What the exercise asks => Write out each line exactly as given. Leave the pictures out of your copy.

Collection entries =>
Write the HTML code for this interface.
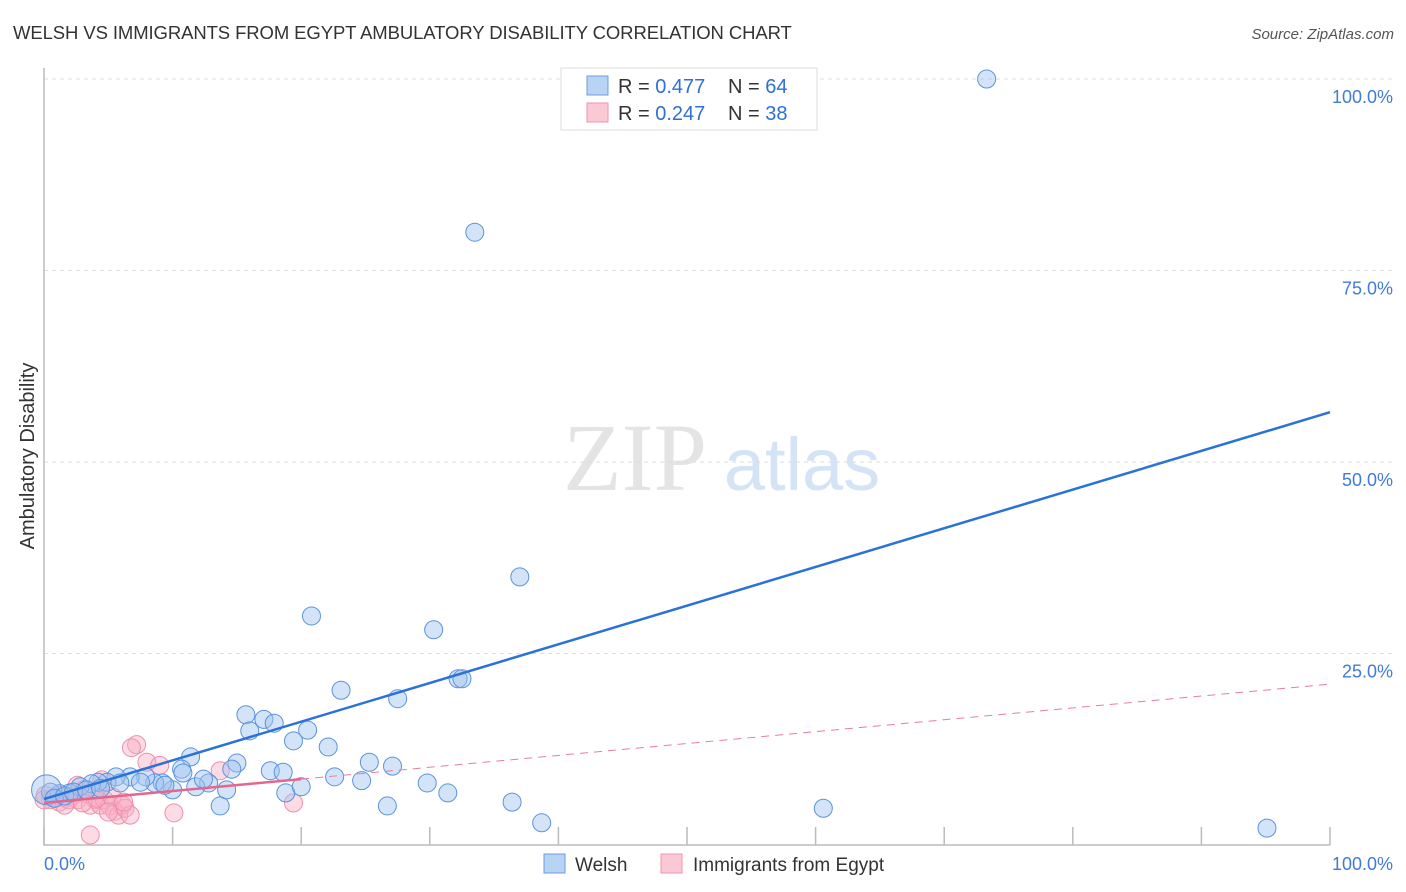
<!DOCTYPE html>
<html><head><meta charset="utf-8"><style>
body{margin:0;background:#fff;font-family:"Liberation Sans",sans-serif;}
svg{display:block}
</style></head><body>
<svg id="chart" width="1406" height="892" xmlns="http://www.w3.org/2000/svg">
<text x="13" y="39" font-size="18.5" fill="#333" letter-spacing="-0.1">WELSH VS IMMIGRANTS FROM EGYPT AMBULATORY DISABILITY CORRELATION CHART</text>
<text x="1394" y="39" font-size="15" fill="#555" font-style="italic" text-anchor="end">Source: ZipAtlas.com</text>
<text x="34" y="456" font-size="20" fill="#333" transform="rotate(-90 34 456)" text-anchor="middle">Ambulatory Disability</text>
<g>
<text x="635" y="490" font-size="96" fill="#e4e4e4" font-family="Liberation Serif,serif" text-anchor="middle">ZIP</text>
<text x="802" y="490" font-size="74" fill="#d4e3f6" text-anchor="middle">atlas</text>
</g>
<g id="grid"></g><g id="axes"></g><g id="trends"></g><g id="points"></g>
<g>
<rect x="561" y="68" width="256" height="62" fill="#fff" stroke="#ddd"/>
<rect x="587" y="76" width="21" height="19" fill="#b9d3f5" stroke="#6c9de0"/>
<rect x="587" y="103" width="21" height="19" fill="#fbc8d6" stroke="#ef93ae"/>
<text x="618" y="93" font-size="20" fill="#333">R = <tspan fill="#2f6fd6">0.477</tspan></text>
<text x="728" y="93" font-size="20" fill="#333">N = <tspan fill="#2f6fd6">64</tspan></text>
<text x="618" y="120" font-size="20" fill="#333">R = <tspan fill="#2f6fd6">0.247</tspan></text>
<text x="728" y="120" font-size="20" fill="#333">N = <tspan fill="#2f6fd6">38</tspan></text>
</g>
<g>
<rect x="544" y="854" width="21" height="19" fill="#b9d3f5" stroke="#6c9de0"/>
<text x="575" y="871" font-size="19" fill="#333">Welsh</text>
<rect x="661" y="854" width="21" height="19" fill="#fbc8d6" stroke="#ef93ae"/>
<text x="693" y="871" font-size="19" fill="#333">Immigrants from Egypt</text>
</g>
</svg>
<script>
const NS="http://www.w3.org/2000/svg";
const yTicks=[25,50,75,100];
const yTickLabels=["25.0%","50.0%","75.0%","100.0%"];
const xTickVals=[0,10,20,30,40,50,60,70,80,90,100];
const welshX=[73.3,54.2,33.5,37.0,20.8,30.3,23.1,32.2,32.5,27.5,15.7,17.1,17.9,16.0,20.5,19.4,22.1,11.4,15.0,10.7,14.6,25.3,27.1,17.6,18.6,22.6,24.7,29.8,31.4,36.4,38.7,60.6,95.1,26.7,13.7,18.8,20.0,12.8,14.2,11.8,10.8,10.0,9.2,8.6,7.9,6.7,5.6,4.9,4.2,3.7,2.8,2.0,1.2,0.5,0.2,0.8,1.6,2.3,3.3,5.9,7.5,12.4,9.4,4.4];
const welshY=[100,100,80.0,35.0,29.9,28.1,20.2,21.7,21.7,19.1,17.0,16.4,15.9,14.9,15.0,13.6,12.8,11.5,10.7,9.9,9.9,10.8,10.3,9.7,9.5,8.9,8.4,8.1,6.8,5.6,2.9,4.8,2.2,5.1,5.1,6.8,7.6,8.1,7.2,7.6,9.4,7.2,8.1,8.1,8.9,8.9,8.9,8.2,8.2,8.0,7.6,6.8,6.7,6.9,7.2,6.1,6.4,6.9,7.2,8.1,8.2,8.6,7.8,7.4];
const egyptX=[7.2,6.8,8.0,9.0,13.7,0.1,0.5,0.9,1.2,1.7,2.2,2.6,3.2,3.6,4.0,4.4,4.7,5.1,5.5,5.8,6.1,6.3,6.7,2.6,4.5,10.1,3.6,19.4,0,1.1,1.9,3.0,4.1,5.3,6.2,3.1,1.6,5.0];
const egyptY=[13.1,12.7,10.8,10.4,9.7,6.5,5.9,6.1,5.6,6.1,6.4,5.9,6.7,5.2,5.9,5.2,5.9,5.1,4.4,3.9,5.2,4.8,3.9,7.8,8.5,4.2,1.3,5.5,5.9,6.5,5.9,5.5,6.1,6.3,5.6,7.2,5.2,4.3];
const welshTrend=[6.0,56.5];
const egyptTrend=[5.5,21.0];
const egyptSolidEnd=20;
const X0=44,X1=1330,Y0=845,Y1=79;
const sx=v=>X0+(X1-X0)*v/100, sy=v=>Y0-(Y0-Y1)*v/100;
function mk(tag,attrs,parent){const e=document.createElementNS(NS,tag);for(const k in attrs)e.setAttribute(k,attrs[k]);parent.appendChild(e);return e;}
const grid=document.getElementById('grid'),axes=document.getElementById('axes'),tr=document.getElementById('trends'),pts=document.getElementById('points');
yTicks.forEach((v,i)=>{
 const l=mk('line',{x1:X0,x2:1394,y1:sy(v),y2:sy(v),stroke:'#ddd','stroke-dasharray':'4,4'},grid);
 
 
 const t=mk('text',{x:1393,y:sy(v)+24,'font-size':18,fill:'#3f7bd8','text-anchor':'end'},axes);
 t.textContent=yTickLabels[i];
 
 
});
const ax=mk('path',{d:`M${X0} 68 V${Y0} H${X1}`,stroke:'#bbb',fill:'none','stroke-width':1.5},axes);


xTickVals.forEach(v=>{
 const t=mk('line',{x1:sx(v),x2:sx(v),y1:Y0,y2:Y0-18,stroke:'#bbb','stroke-width':1.5},axes);
 
 
});
const xl0=mk('text',{x:44,y:870,'font-size':18,fill:'#3f7bd8'},axes);xl0.textContent='0.0%';


const xl1=mk('text',{x:1393,y:870,'font-size':18,fill:'#3f7bd8','text-anchor':'end'},axes);xl1.textContent='100.0%';


egyptX.forEach((x,i)=>{
 const c=mk('circle',{cx:sx(x),cy:sy(egyptY[i]),r:9,fill:'rgba(248,175,198,0.45)',stroke:'#ee8fac','stroke-width':1},pts);
 
 
});
welshX.forEach((x,i)=>{
 const c=mk('circle',{cx:sx(x),cy:sy(welshY[i]),r:i==54?15:9,fill:'rgba(160,196,240,0.45)',stroke:'#5b93dc','stroke-width':1},pts);
 
 
});
const wl=mk('line',{x1:sx(0),y1:sy(welshTrend[0]),x2:sx(100),y2:sy(welshTrend[1]),stroke:'#2a72d8','stroke-width':2.5},pts);


const ey=x=>egyptTrend[0]+(egyptTrend[1]-egyptTrend[0])*x/100;
const ed=mk('line',{x1:sx(egyptSolidEnd),y1:sy(ey(egyptSolidEnd)),x2:sx(100),y2:sy(ey(100)),stroke:'#ea7c9c','stroke-width':1,'stroke-dasharray':'8,6'},pts);


const es=mk('line',{x1:sx(0),y1:sy(ey(0)),x2:sx(egyptSolidEnd),y2:sy(ey(egyptSolidEnd)),stroke:'#e5668c','stroke-width':2.5},pts);


</script>
</body></html>
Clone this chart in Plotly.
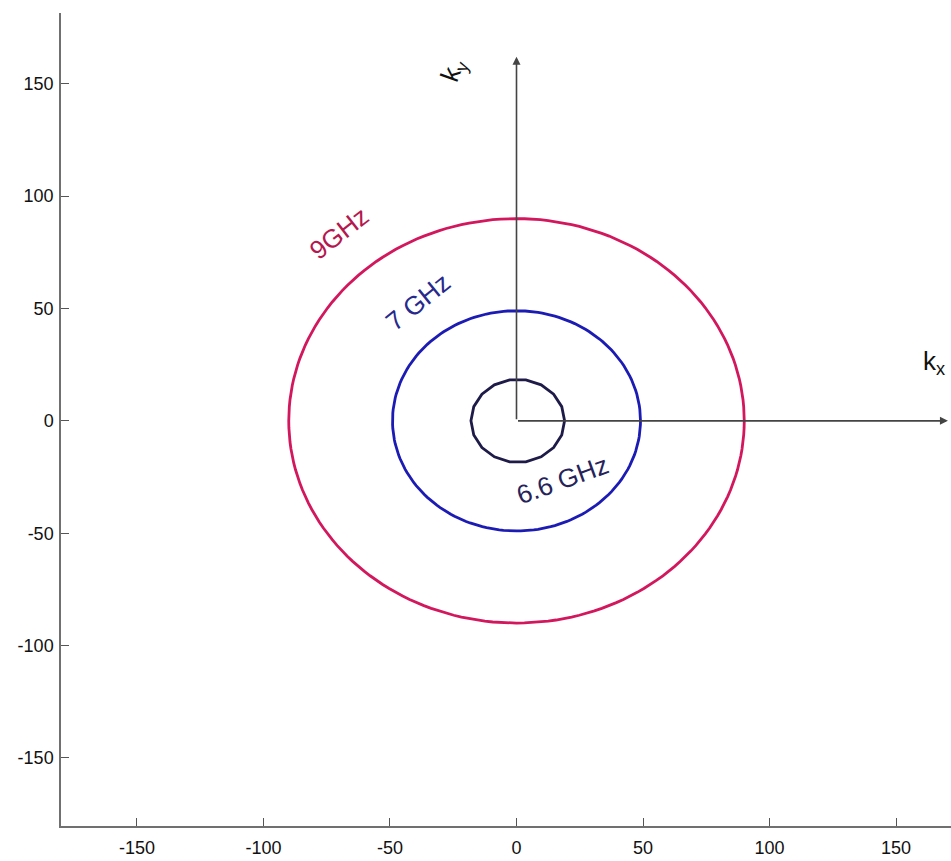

Solution to this task =>
Write the HTML code for this interface.
<!DOCTYPE html>
<html><head><meta charset="utf-8"><style>
body{margin:0;background:#fff;font-family:"Liberation Sans",sans-serif;}
svg{display:block}
</style></head><body>
<svg id="chart" width="1406" height="892" xmlns="http://www.w3.org/2000/svg">
<text x="13" y="39" font-size="18.5" fill="#333" letter-spacing="-0.1">WELSH VS IMMIGRANTS FROM EGYPT AMBULATORY DISABILITY CORRELATION CHART</text>
<text x="1394" y="39" font-size="15" fill="#555" font-style="italic" text-anchor="end">Source: ZipAtlas.com</text>
<text x="34" y="456" font-size="20" fill="#333" transform="rotate(-90 34 456)" text-anchor="middle">Ambulatory Disability</text>
<g>
<text x="635" y="490" font-size="96" fill="#e4e4e4" font-family="Liberation Serif,serif" text-anchor="middle">ZIP</text>
<text x="802" y="490" font-size="74" fill="#d4e3f6" text-anchor="middle">atlas</text>
</g>
<g id="grid"></g><g id="axes"></g><g id="trends"></g><g id="points"></g>
<g>
<rect x="561" y="68" width="256" height="62" fill="#fff" stroke="#ddd"/>
<rect x="587" y="76" width="21" height="19" fill="#b9d3f5" stroke="#6c9de0"/>
<rect x="587" y="103" width="21" height="19" fill="#fbc8d6" stroke="#ef93ae"/>
<text x="618" y="93" font-size="20" fill="#333">R = <tspan fill="#2f6fd6">0.477</tspan></text>
<text x="728" y="93" font-size="20" fill="#333">N = <tspan fill="#2f6fd6">64</tspan></text>
<text x="618" y="120" font-size="20" fill="#333">R = <tspan fill="#2f6fd6">0.247</tspan></text>
<text x="728" y="120" font-size="20" fill="#333">N = <tspan fill="#2f6fd6">38</tspan></text>
</g>
<g>
<rect x="544" y="854" width="21" height="19" fill="#b9d3f5" stroke="#6c9de0"/>
<text x="575" y="871" font-size="19" fill="#333">Welsh</text>
<rect x="661" y="854" width="21" height="19" fill="#fbc8d6" stroke="#ef93ae"/>
<text x="693" y="871" font-size="19" fill="#333">Immigrants from Egypt</text>
</g>
</svg>
<script>
const NS="http://www.w3.org/2000/svg";
const yTicks=[25,50,75,100];
const yTickLabels=["25.0%","50.0%","75.0%","100.0%"];
const xTickVals=[0,10,20,30,40,50,60,70,80,90,100];
const welshX=[73.3,54.2,33.5,37.0,20.8,30.3,23.1,32.2,32.5,27.5,15.7,17.1,17.9,16.0,20.5,19.4,22.1,11.4,15.0,10.7,14.6,25.3,27.1,17.6,18.6,22.6,24.7,29.8,31.4,36.4,38.7,60.6,95.1,26.7,13.7,18.8,20.0,12.8,14.2,11.8,10.8,10.0,9.2,8.6,7.9,6.7,5.6,4.9,4.2,3.7,2.8,2.0,1.2,0.5,0.2,0.8,1.6,2.3,3.3,5.9,7.5,12.4,9.4,4.4];
const welshY=[100,100,80.0,35.0,29.9,28.1,20.2,21.7,21.7,19.1,17.0,16.4,15.9,14.9,15.0,13.6,12.8,11.5,10.7,9.9,9.9,10.8,10.3,9.7,9.5,8.9,8.4,8.1,6.8,5.6,2.9,4.8,2.2,5.1,5.1,6.8,7.6,8.1,7.2,7.6,9.4,7.2,8.1,8.1,8.9,8.9,8.9,8.2,8.2,8.0,7.6,6.8,6.7,6.9,7.2,6.1,6.4,6.9,7.2,8.1,8.2,8.6,7.8,7.4];
const egyptX=[7.2,6.8,8.0,9.0,13.7,0.1,0.5,0.9,1.2,1.7,2.2,2.6,3.2,3.6,4.0,4.4,4.7,5.1,5.5,5.8,6.1,6.3,6.7,2.6,4.5,10.1,3.6,19.4,0,1.1,1.9,3.0,4.1,5.3,6.2,3.1,1.6,5.0];
const egyptY=[13.1,12.7,10.8,10.4,9.7,6.5,5.9,6.1,5.6,6.1,6.4,5.9,6.7,5.2,5.9,5.2,5.9,5.1,4.4,3.9,5.2,4.8,3.9,7.8,8.5,4.2,1.3,5.5,5.9,6.5,5.9,5.5,6.1,6.3,5.6,7.2,5.2,4.3];
const welshTrend=[6.0,56.5];
const egyptTrend=[5.5,21.0];
const egyptSolidEnd=20;
const X0=44,X1=1330,Y0=845,Y1=79;
const sx=v=>X0+(X1-X0)*v/100, sy=v=>Y0-(Y0-Y1)*v/100;
function mk(tag,attrs,parent){const e=document.createElementNS(NS,tag);for(const k in attrs)e.setAttribute(k,attrs[k]);parent.appendChild(e);return e;}
const grid=document.getElementById('grid'),axes=document.getElementById('axes'),tr=document.getElementById('trends'),pts=document.getElementById('points');
yTicks.forEach((v,i)=>{
 const l=mk('line',{x1:X0,x2:1394,y1:sy(v),y2:sy(v),stroke:'#ddd','stroke-dasharray':'4,4'},grid);
 
 
 const t=mk('text',{x:1393,y:sy(v)+24,'font-size':18,fill:'#3f7bd8','text-anchor':'end'},axes);
 t.textContent=yTickLabels[i];
 
 
});
const ax=mk('path',{d:`M${X0} 68 V${Y0} H${X1}`,stroke:'#bbb',fill:'none','stroke-width':1.5},axes);


xTickVals.forEach(v=>{
 const t=mk('line',{x1:sx(v),x2:sx(v),y1:Y0,y2:Y0-18,stroke:'#bbb','stroke-width':1.5},axes);
 
 
});
const xl0=mk('text',{x:44,y:870,'font-size':18,fill:'#3f7bd8'},axes);xl0.textContent='0.0%';


const xl1=mk('text',{x:1393,y:870,'font-size':18,fill:'#3f7bd8','text-anchor':'end'},axes);xl1.textContent='100.0%';


egyptX.forEach((x,i)=>{
 const c=mk('circle',{cx:sx(x),cy:sy(egyptY[i]),r:9,fill:'rgba(248,175,198,0.45)',stroke:'#ee8fac','stroke-width':1},pts);
 
 
});
welshX.forEach((x,i)=>{
 const c=mk('circle',{cx:sx(x),cy:sy(welshY[i]),r:i==54?15:9,fill:'rgba(160,196,240,0.45)',stroke:'#5b93dc','stroke-width':1},pts);
 
 
});
const wl=mk('line',{x1:sx(0),y1:sy(welshTrend[0]),x2:sx(100),y2:sy(welshTrend[1]),stroke:'#2a72d8','stroke-width':2.5},pts);


const ey=x=>egyptTrend[0]+(egyptTrend[1]-egyptTrend[0])*x/100;
const ed=mk('line',{x1:sx(egyptSolidEnd),y1:sy(ey(egyptSolidEnd)),x2:sx(100),y2:sy(ey(100)),stroke:'#ea7c9c','stroke-width':1,'stroke-dasharray':'8,6'},pts);


const es=mk('line',{x1:sx(0),y1:sy(ey(0)),x2:sx(egyptSolidEnd),y2:sy(ey(egyptSolidEnd)),stroke:'#e5668c','stroke-width':2.5},pts);


</script>
</body></html>
Clone this chart in Plotly.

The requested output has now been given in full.